[N3643] Statement expressions (draft)

The following paper contains a rough draft of wording for standardizing popular statement expressions extension.
With a side goal to enable them for evaluation as constant expressions.

Potential wording

6.8.7.3 The continue statement

A continue statement with an identifier operand shall appear within the body of a statement named by the label with the corresponding identifier.

6.8.7.4 The break statement

A break statement with an identifier operand shall appear within the body of a switch or iteration statement named by the label with the corresponding identifier.

6.8.? Statement expression

Syntax

statement-expression:
  ( compound-statement )

Description

A statement expression allows a block of statements to be treated as an expression, enabling the evaluation of the last statement within the block to yield a value.

Constraints

Jumps via jumps statements shall not enter into any statement-expression.

Jumps via jumps statements shall not exit statement-expression.

Semantics

Evaluation of a statement-expression is not interleaved with the evaluation of other parts of the containing expression.

The value and type of statement-expression are the same as of the last statement within its compound-statement, as if they were returned via a return statement. 1

If the compound-statement is empty, or its last statement is not an expression, the statement-expressions is a void expressions.

Objects declared within the compound-statement have block scope, and their lifetime is confined to the statement-expression.

For a statement-expression to be a constant expression2, it can consists only of statements evaluated during translation (like constant expressions, contstexpr declarations, or static_assert).

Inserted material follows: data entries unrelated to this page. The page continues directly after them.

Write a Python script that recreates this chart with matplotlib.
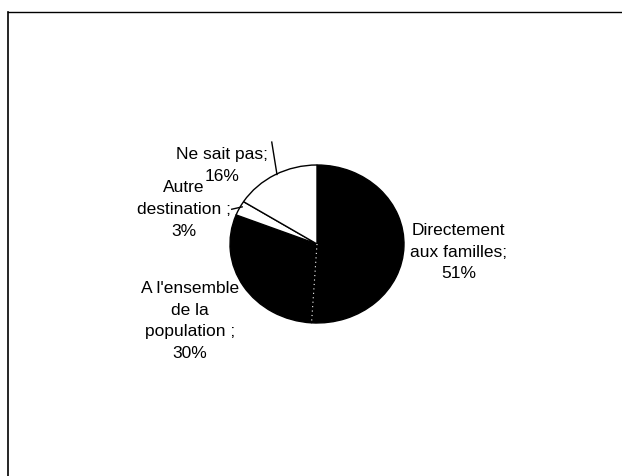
import numpy as np
import matplotlib
matplotlib.use("Agg")
import matplotlib.pyplot as plt
from matplotlib.lines import Line2D

# -----------------------------
# Data
# -----------------------------
labels = ["Directement\naux familles;", "A l'ensemble\nde la\npopulation ;",
          "Autre\ndestination ;", "Ne sait pas;"]
values = [51, 30, 3, 16]
colors = ["black", "black", "white", "white"]

# label placement (data units, 1 unit = radius)
label_pos = [(1.63, -0.09), (-1.46, -0.96), (-1.53, 0.45), (-1.09, 1.01)]

# -----------------------------
# Figure
# -----------------------------
W, H = 622, 477
fig = plt.figure(figsize=(W / 100, H / 100), dpi=100)
ax = fig.add_axes([0, 0, 1, 1])

wedges, _ = ax.pie(values, colors=colors, startangle=90, counterclock=False,
                   wedgeprops=dict(edgecolor="black", linewidth=1.0))

# pie centre at (317, 232) px, radius 87 px wide / 79 px high (scan is squashed)
cx, cy, rx, ry = 317, 477 - 245, 87, 79
ax.set_aspect("auto")
ax.set_xlim(-cx / rx, (W - cx) / rx)
ax.set_ylim(-cy / ry, (H - cy) / ry)
ax.axis("off")

# white dotted seam between the two black slices
th = np.deg2rad(wedges[0].theta1)
ax.plot([0, np.cos(th)], [0, np.sin(th)], color="white", lw=0.8, ls=(0, (1, 3)))

for lab, val, (x, y) in zip(labels, values, label_pos):
    ax.text(x, y, f"{lab}\n{val}%", ha="center", va="center", fontsize=12.5,
            family="Liberation Sans", linespacing=1.55)

# leader lines for the two small slices
for (x0, y0), (x1, y1) in [((-0.52, 1.29), (-0.46, 0.88)),
                           ((-0.98, 0.44), (-0.86, 0.47))]:
    ax.plot([x0, x1], [y0, y1], color="black", lw=1.0)

# chart area border (cropped in the scan)
fig.add_artist(Line2D([8 / W, 1], [1 - 13 / H, 1 - 13 / H], color="black", lw=1.0,
                      transform=fig.transFigure))
fig.add_artist(Line2D([8 / W, 8 / W], [0, 1 - 13 / H], color="black", lw=1.2,
                      transform=fig.transFigure))

fig.savefig("out.png", dpi=100)
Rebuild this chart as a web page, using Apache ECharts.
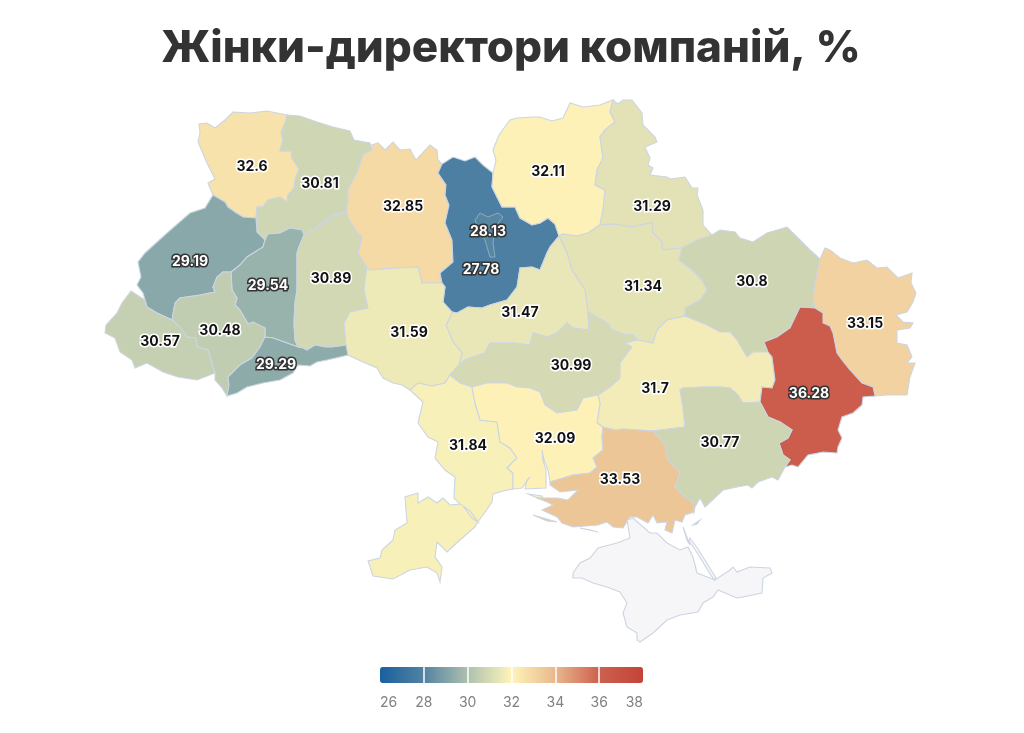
<!DOCTYPE html>
<html><head><meta charset="utf-8">
<style>html,body{margin:0;padding:0;background:#fff}#c{width:1024px;height:733px}</style>
<script src="https://cdn.jsdelivr.net/npm/echarts@6/dist/echarts.min.js"></script>
</head><body><div id="c"></div>
<script>
const chartTitle = 'Жінки-директори компаній, %';
const regionNames = ['Волинська','Рівненська','Житомирська','Київська','Київ','Чернігівська','Сумська','Львівська','Тернопільська','Хмельницька','Харківська','Полтавська','Луганська','Черкаська','Івано-Франківська','Закарпатська','Вінницька','Кіровоградська','Чернівецька','Дніпропетровська','Донецька','Одеська','Миколаївська','Запорізька','Херсонська'];
const regionValues = [32.6,30.81,32.85,27.78,28.13,32.11,31.29,29.19,29.54,30.89,30.8,31.34,33.15,31.47,30.48,30.57,31.59,30.99,29.29,31.7,36.28,31.84,32.09,30.77,33.53];
const labelAnchors = [[252,167],[320,184],[403,207],[481,270],[488,232],[548,172],[652,207],[190,262],[268,286],[331,279],[752,282],[643,287],[865,324],[520,313],[220,331],[160,342],[409,333],[571,366],[276,365],[655,389],[809,394],[468,446],[555,439],[720,443],[620,480]];
const scaleStops = [26,28,30,32,34,36,38];
const scaleColors = ['#18609f','#5283a1','#adc1ae','#fff4ba','#e8b88c','#cd604e','#c3443a'];

// Shared outline pieces of the map, in map units
const arcs = {
VR:'287,115 285,123 281,132 283,140 280,151 291,151 292,158 299,169 295,180 294,188 288,195 287,202 280,197 268,200 263,207 257,207 256,218',
VL:'256,218 243,217 235,212 228,207 225,202 213,195',
Vo:'213,195 208,183 215,179 207,163 198,142 200,133 199,124 207,123 215,128 225,120 233,112 250,113 267,111 277,113 287,115',
Ro:'287,115 300,116 317,122 333,127 350,131 354,140 370,143 372,150',
RZ:'372,150 363,155 358,170 348,190 348,202 346,211',
RK:'346,211 335,214 327,218 317,227 304,235',
RT:'304,235 302,230 290,228 280,233 268,234 265,240',
RL:'265,240 257,232 256,218',
Lo:'213,195 205,208 190,213 167,233 145,253 138,262 141,277 137,285 143,293 145,300',
LZ:'145,300 147,307 157,313 172,320',
LI:'172,320 175,303 180,298 200,295 215,292 213,287 217,277 223,272 231,272',
LT:'231,272 240,265 247,257 263,247 265,240',
TK:'304,235 299,247 297,253 297,290 295,303 294,323 295,340 298,347',
TC:'298,347 287,343 273,338 265,337',
TI:'265,337 265,328 253,322 248,324 240,310 235,305 237,298 232,290 231,272',
IC:'265,337 260,347 252,358 240,365 228,377 229,385 227,396',
ZI:'172,320 180,327 187,337 196,338 197,347 208,350 215,373',
Io:'215,373 215,380 222,388 227,396',
Zo:'215,373 197,380 178,377 163,372 147,363 135,368 132,360 120,352 115,338 105,333 106,325 117,313 122,303 131,291 145,300',
Co:'227,396 237,393 247,387 263,383 280,380 293,373 298,365 310,366 317,362 327,360 340,357 348,355',
CV:'348,355 346,345',
CK:'346,345 340,346 332,347 325,347 315,345 307,350 303,348 298,347',
KV:'346,345 344,323 350,312 368,308 364,290 365,280 367,268',
KZ:'367,268 358,253 362,237 357,233 348,218 346,211',
Zt:'372,150 372,145 378,143 385,150 393,142 400,150 410,149 416,160 430,145 437,150 438,160 442,164',
ZK:'442,164 438,173 446,185 445,195 449,205 445,223 452,240 453,262 440,273 442,283',
ZV:'442,283 422,283 418,267 397,268 370,270 367,268',
Kt:'442,164 453,157 465,161 475,157 483,165 493,173',
KC:'493,173 492,187 497,197 502,207 515,207 520,218 532,225 540,223 548,218 555,224 559,236',
KCh:'559,236 550,247 547,253 540,270 532,267 520,268 517,287 507,300 490,305 482,308 468,307 457,313 452,312',
KV2:'452,312 443,302 445,287 442,283',
Cho:'493,173 496,160 493,150 499,135 510,120 517,118 533,117 540,117 552,121 563,118 570,103 583,107 600,105 613,100',
ChS:'613,100 610,112 615,122 605,130 600,137 603,158 597,170 595,185 605,190 603,210 600,225',
ChP:'600,225 588,233 577,236 563,234 559,236',
So:'613,100 618,104 623,100 632,100 642,113 643,125 655,137 657,142 645,147 650,158 648,165 653,168 650,175 667,177 670,179 685,177 692,188 698,188 697,195 703,210 703,225 712,235',
SKh:'712,235 697,240 682,248',
SP:'682,248 662,250 662,242 653,233 652,223 640,225 632,227 612,224 600,225',
PKh:'682,248 679,260 692,270 702,280 707,290 700,300 685,308 685,316',
PD:'685,316 667,320 657,330 653,343 637,340',
PKi:'637,340 633,335 627,335 612,330 607,323 588,312',
PCh:'588,312 585,290 572,270 567,253 559,236',
Kho:'712,235 720,230 735,232 740,238 753,242 767,233 787,227 797,237 810,250 820,259',
KhL:'820,259 817,273 813,297 815,308',
KhDon:'815,308 800,307 790,328 777,337 764,342 768,352',
KhD:'768,352 753,352 747,357 737,340 730,332 720,332 707,325 685,316',
Lho:'820,259 825,248 830,250 840,258 853,263 867,260 877,268 887,267 898,278 912,273 911,283 916,293 913,302 907,312 896,315 903,322 913,323 910,328 897,330 897,343 907,345 912,357 907,363 915,363 910,377 907,395 887,395 875,396',
LDon:'875,396 873,387 862,383 850,370 842,360 837,353 833,333 830,326 823,323 823,313 815,308',
DonD:'768,352 772,357 775,380 772,388 762,387 760,402',
DonZ:'760,402 768,417 780,422 792,430 788,438 779,443 783,455 790,460 785,467',
Dono:'785,467 792,465 798,467 808,455 823,452 837,453 838,447 842,438 838,430 842,417 853,413 862,405 863,397 875,396',
DKi:'637,340 625,343 632,347 620,363 620,378 610,387 598,395',
DM:'598,395 600,403 597,423 603,427',
DKhe:'603,427 615,430 623,429 653,431',
DZ:'653,431 685,427 683,407 680,390 683,388 703,387 720,387 730,388 738,395 743,403 760,402',
Zapo:'785,467 778,480 772,477 758,482 752,488 748,485 737,487 723,490 705,507 700,498 695,507 694,512',
ZKhe:'694,512 693,502 685,497 675,487 680,473 668,460 665,445 653,431',
Kheo:'694,512 685,515 682,522 675,520 672,533 665,530 667,522 657,523 653,515 648,523 637,517 630,517 623,528 613,527 607,522 598,525 573,527 562,523 557,517 542,510 553,505 547,502 537,498 557,498 568,500 578,490 560,492 550,485 550,482',
MK:'550,482 573,475 590,473 597,467 593,458 603,450 602,437 603,427',
Mo:'550,482 548,470 544,460 542,450 543,461 546,470 546,488 525,489 527,480 530,477 522,488 513,489',
OM:'513,489 513,473 507,468 517,458 510,448 500,442 497,422 480,420 475,403 472,387',
KiM:'472,387 487,383 507,383 517,387 530,388 540,392 545,405 557,413 577,410 583,398 598,395',
OK:'472,387 460,383 450,375',
VKi:'450,375 459,365',
CK2:'459,365 465,360 485,353 490,343 513,343 530,345 533,333 547,337 557,333 567,323 573,328 589,330 588,312',
VCh:'459,365 462,353 453,342 446,325 450,317 452,312',
VO:'450,375 445,383 432,386 418,383 410,390',
Vo2:'410,390 402,385 393,383 383,378 377,368 363,362 352,357 348,355',
Oo:'410,390 423,402 418,423 428,437 438,442 435,458 445,470 455,477 454,498 460,504 450,505 443,498 437,503 428,497 418,503 418,493 405,497 407,523 395,530 393,540 382,550 380,558 368,561 373,576 393,579 410,570 427,567 437,573 440,582 442,567 435,557 437,542 447,552 460,540 475,527 477,523 483,515 492,502 493,494 503,491 513,489'
};
const rings = {
'Волинська':['VR','VL','Vo'],
'Рівненська':['Ro','RZ','RK','RT','RL','-VR'],
'Львівська':['VL','Lo','LZ','LI','LT','RL'],
'Тернопільська':['-RT','TK','TC','TI','LT'],
'Івано-Франківська':['LI','-TI','IC','-Io','-ZI'],
'Закарпатська':['ZI','Zo','LZ'],
'Чернівецька':['IC','Co','CV','CK','TC'],
'Хмельницька':['TK','-CK','KV','KZ','-RK'],
'Житомирська':['Zt','ZK','ZV','KZ','-RZ'],
'Київська':['Kt','KC','KCh','KV2','-ZK'],
'Чернігівська':['Cho','ChS','ChP','-KC'],
'Сумська':['So','SKh','SP','-ChS'],
'Полтавська':['-SP','PKh','PD','PKi','PCh','-ChP'],
'Харківська':['Kho','KhL','KhDon','KhD','-PKh','-SKh'],
'Луганська':['Lho','LDon','-KhL'],
'Донецька':['KhDon','DonD','DonZ','Dono','LDon'],
'Дніпропетровська':['KhD','PD','DKi','DM','DKhe','DZ','-DonD'],
'Запорізька':['DonZ','Zapo','ZKhe','DZ'],
'Херсонська':['DKhe','-ZKhe','Kheo','MK'],
'Миколаївська':['DM','-MK','Mo','OM','KiM'],
'Кіровоградська':['-PKi','DKi','-KiM','OK','VKi','CK2'],
'Черкаська':['-KCh','-PCh','-CK2','VCh'],
'Вінницька':['-KV2','-VCh','-VKi','VO','Vo2','CV','KV','-ZV'],
'Одеська':['OK','VO','Oo','OM']
};
const extraPolys = {
'Київ':['480,213 488,217 498,213 503,217 495,227 493,243 495,257 490,257 485,240 478,228 475,220'],
'Миколаївська':['528,494 542,496 543,498 535,497'],
'Херсонська':['533,515 557,522 547,521','580,528 598,532 590,530','693,525 700,520 697,524','683,527 690,545 687,540'],
'Crimea':['573,573 580,563 590,558 598,548 617,543 630,538 627,520 633,518 650,533 657,533 667,543 680,550 688,547 693,557 697,573 715,580 730,570 733,567 737,572 750,567 770,568 772,573 763,578 762,593 743,597 737,598 718,590 713,597 703,603 698,612 680,615 667,620 653,633 640,642 637,640 637,633 627,627 623,613 627,603 620,592 607,587 593,583 582,578 573,578','690,538 698,549 716,578 714,580 696,551 689,541']
};
const holes = {'Одеська':['463,506 470,511 478,522 472,518']};

const parse = s => s.split(' ').map(p => p.split(',').map(Number));
function ring(list){
  const out=[];
  list.forEach(k=>{
    const rev=k[0]==='-'; let pts=parse(arcs[rev?k.slice(1):k]); if(rev) pts=pts.reverse();
    pts.forEach(p=>{const l=out[out.length-1]; if(!l||l[0]!==p[0]||l[1]!==p[1]) out.push(p);});
  });
  const a=out[0],b=out[out.length-1];
  if(a[0]!==b[0]||a[1]!==b[1]) out.push(a);
  return out;
}
const closed = s => {const r=parse(s); r.push(r[0]); return r;};
const allNames = regionNames.concat(['Crimea']);
const features = allNames.map(n=>{
  const polys=[];
  if(rings[n]){
    const main=[ring(rings[n])];
    (holes[n]||[]).forEach(h=>main.push(closed(h).reverse()));
    polys.push(main);
  }
  (extraPolys[n]||[]).forEach(s=>polys.push([closed(s)]));
  const i=regionNames.indexOf(n);
  return {type:'Feature',properties:{name:n,cp:i>=0?labelAnchors[i]:undefined},geometry:{type:'MultiPolygon',coordinates:polys}};
});
echarts.registerMap('ua',{type:'FeatureCollection',features});

let minX=1e9,minY=1e9,maxX=-1e9,maxY=-1e9;
features.forEach(f=>f.geometry.coordinates.forEach(pl=>pl.forEach(r=>r.forEach(p=>{
  minX=Math.min(minX,p[0]);maxX=Math.max(maxX,p[0]);minY=Math.min(minY,p[1]);maxY=Math.max(maxY,p[1]);
}))));

const isDark = v => v<30 || v>35;
const labelFont = '"Inter","Roboto",sans-serif';
const mapData = regionNames.map((n,i)=>({
  name:n, value:regionValues[i],
  itemStyle: n==='Київ'?{borderColor:'#8fb0c4',borderWidth:1,opacity:.9}:undefined,
  label:{color:isDark(regionValues[i])?'#fff':'#111',textBorderColor:isDark(regionValues[i])?'#333':'#fff'}
}));
const chart = echarts.init(document.getElementById('c'),null,{renderer:'canvas'});
chart.setOption({
  animation:false,
  backgroundColor:'#fff',
  title:{text:chartTitle,left:506,top:22,textAlign:'center',textStyle:{fontFamily:labelFont,fontSize:44,fontWeight:800,color:'#333'}},
  grid:{left:380,top:667,width:263,height:16,containLabel:false},
  xAxis:{type:'value',min:scaleStops[0],max:scaleStops[scaleStops.length-1],interval:2,z:10,
    axisLine:{show:false},axisTick:{show:false},
    splitLine:{show:true,showMinLine:false,showMaxLine:false,lineStyle:{color:'#fff',width:1.5}},
    axisLabel:{margin:13,fontFamily:labelFont,fontSize:14,color:'#808080',alignMinLabel:'left',alignMaxLabel:'right',showMinLabel:true,showMaxLabel:true}},
  yAxis:{type:'value',show:false,min:0,max:1},
  visualMap:{type:'continuous',min:scaleStops[0],max:scaleStops[scaleStops.length-1],seriesIndex:0,orient:'horizontal',
    left:380,top:667,itemWidth:16,itemHeight:263,padding:0,text:null,calculable:false,hoverLink:false,showLabel:false,borderRadius:0,
    inRange:{color:scaleColors},z:4},
  series:[{
    type:'map',map:'ua',silent:true,roam:false,
    projection:{project:p=>p,unproject:p=>p},
    left:minX,top:minY,width:maxX-minX,height:maxY-minY,
    itemStyle:{areaColor:'#f6f6f8',borderColor:'#ccd5e2',borderWidth:1.1},
    emphasis:{disabled:true},select:{disabled:true},
    label:{show:true,fontFamily:labelFont,fontSize:14,fontWeight:700,textBorderWidth:3,
      formatter:p=>isNaN(p.value)?'':String(p.value)},
    data:mapData
  }]
});
</script></body></html>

EXAMPLE 1   Statement expression as function-like macro


      #define BIT(type, n) ({ \
          static_assert(n >= 0 && n < sizeof(type) * CHAR_BIT); \
          (type)1 << (n); \
      })

      int arr[BIT(unsigned int, 2)];
      

EXAMPLE 2   Statement expression as constant expression


      unsigned char foo[({
          static_assert(sizeof (int) >= 4);
          constexpr auto s = sizeof (int);
          10 * s;
      })];
      
  1. Requirements of F.6 may apply
  2. Thus be eligible for use in file-scope initializations, static assertions, or other contexts requiring translation-time evaluation.

J.5.? Jumping out of statement expression

Implementations may allow jumping out of statement expressions via means of jumps statements.